Concurrent Image Downloads:
import UIKit
func downloadImagesWithTaskGroup(imageUrls: [String]) async throws -> [UIImage] {
return try await withThrowingTaskGroup(of: UIImage.self) { group in
var images: [UIImage] = []
for imageUrl in imageUrls {
group.addTask {
guard let url = URL(string: imageUrl) else {
throw URLError(.badURL)
}
let (data, _) = try await URLSession.shared.data(from: url)
guard let image = UIImage(data: data) else {
throw NSError(domain: "Image Conversion Error", code: 2, userInfo: nil)
}
return image
}
}
// Wait for all tasks to finish
for try await image in group {
images.append(image)
}
return images
}
}
func fetchImages() {
let imageUrls = [
"https://example.com/image1.png",
"https://example.com/image2.png",
"https://example.com/image3.png"
]
let task = Task {
do {
let images = try await downloadImagesWithTaskGroup(imageUrls: imageUrls)
// Update UI with the downloaded images
DispatchQueue.main.async {
imageView1.image = images[0]
imageView2.image = images[1]
imageView3.image = images[2]
}
} catch {
print("Failed to download images: \(error)")
}
}
// Cancel the task group if needed
task.cancel()
}Benefits of TaskGroup:
- Error Handling: You may centrally manage all errors that have occurred in any of the group’s tasks.
- Cancellation: All group tasks can be simply cancelled if necessary.
- Coordination:
TaskGroupenables you to wait for all tasks to complete or to retrieve results as they become available.
Use Cases for TaskGroup:
- Downloading multiple files concurrently.
- Making concurrent multiple network requests.
- Performing independent background processing tasks.
Actors in Swift: A Safe Haven for Shared State
Swift actors help manage and synchronize access to shared data in Swift, ensuring only one piece of code interacts with the data at a time. This prevents race conditions and makes writing safe, concurrent code easier.
The use of Swift actors in combination with async/await provides additional benefits beyond what async/await alone can offer.
Example of Using Actors with Async/Await:
actor ImageDownloader {
private var cachedImages: [URL: UIImage] = [:]
func downloadImage(from url: URL) async throws -> UIImage? {
if let cachedImage = cachedImages[url] {
return cachedImage
}
let (data, response) = try await URLSession.shared.data(from: url)
guard (response as?
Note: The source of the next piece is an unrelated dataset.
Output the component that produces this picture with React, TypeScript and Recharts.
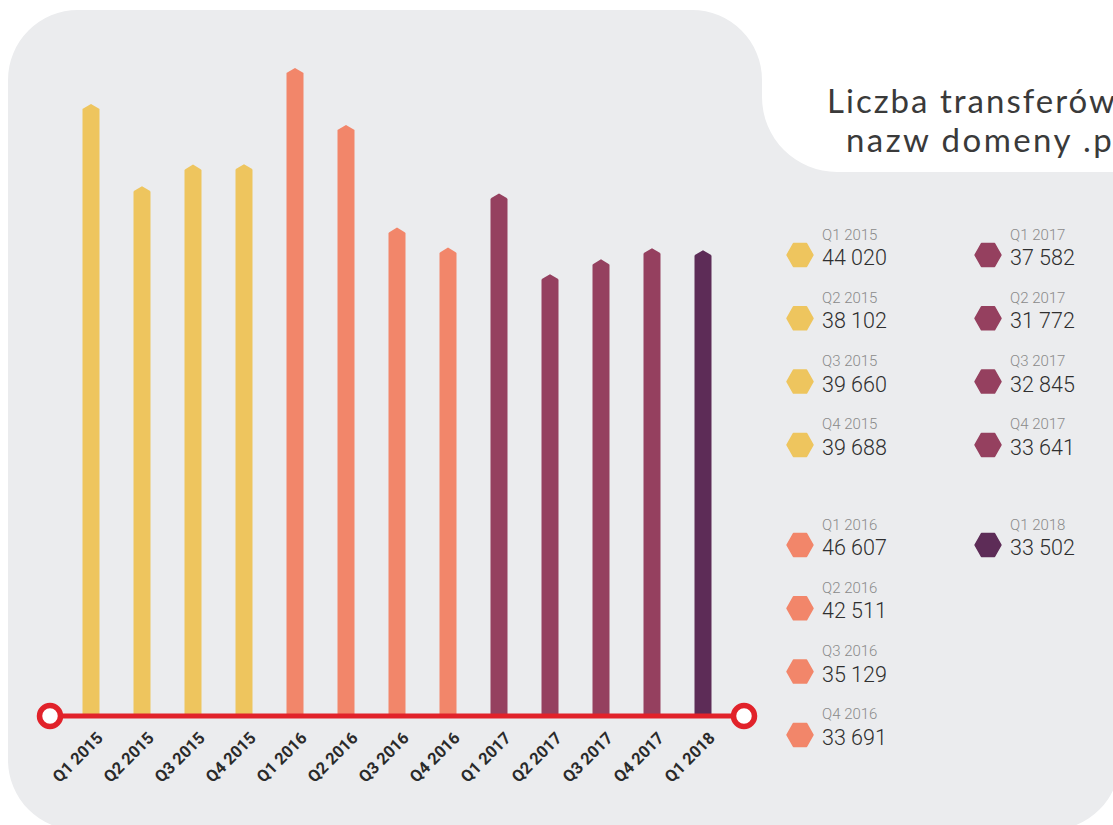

HTTPURLResponse)?.statusCode == 200 else {
return nil
}
let image = UIImage(data: data)
cachedImages[url] = image
return image
}
}
// Create an instance of ImageDownloader actor
let imageDownloader = ImageDownloader()
// Start downloading the image
Task {
do {
if let image = try await imageDownloader.downloadImage(from: someURL) {
// Update the UI on the main thread
await MainActor.run {
imageView.image = image
}
} else {
print("Failed to download image")
}
} catch {
print("Error downloading image: \(error)")
}
}While async/await makes asynchronous programming easier to read and write, Swift actors add extra safety and simplicity by managing concurrency and protecting shared data. The key benefits are,
- Data Safety: Prevents race conditions.
- Simplified Concurrency: Easier async code management.
- Clean Code: Less error-prone and more maintainable.
Each of this tool has its own way to manage the asynchronous tasks and you can choose your best that fulfill your requirements. Swift can be efficient at async by design, whether you like async/await for its simplicity, Combine for its declarative nature, GCD for its flexibility or Task and Task Group for structured concurrency, or Swift Actors for managing concurrency and protecting shared data.
Conclusion
Asynchronous and synchronous operations are the most basic building blocks for all iOS developers. With the introduction of powerful concepts, such as Async/Await and TaskGroup, Swift takes another massive step toward advanced, efficient ways of handling parallel activities. Stay one step ahead with other growing capabilities and continue building innovative and performant iOS apps!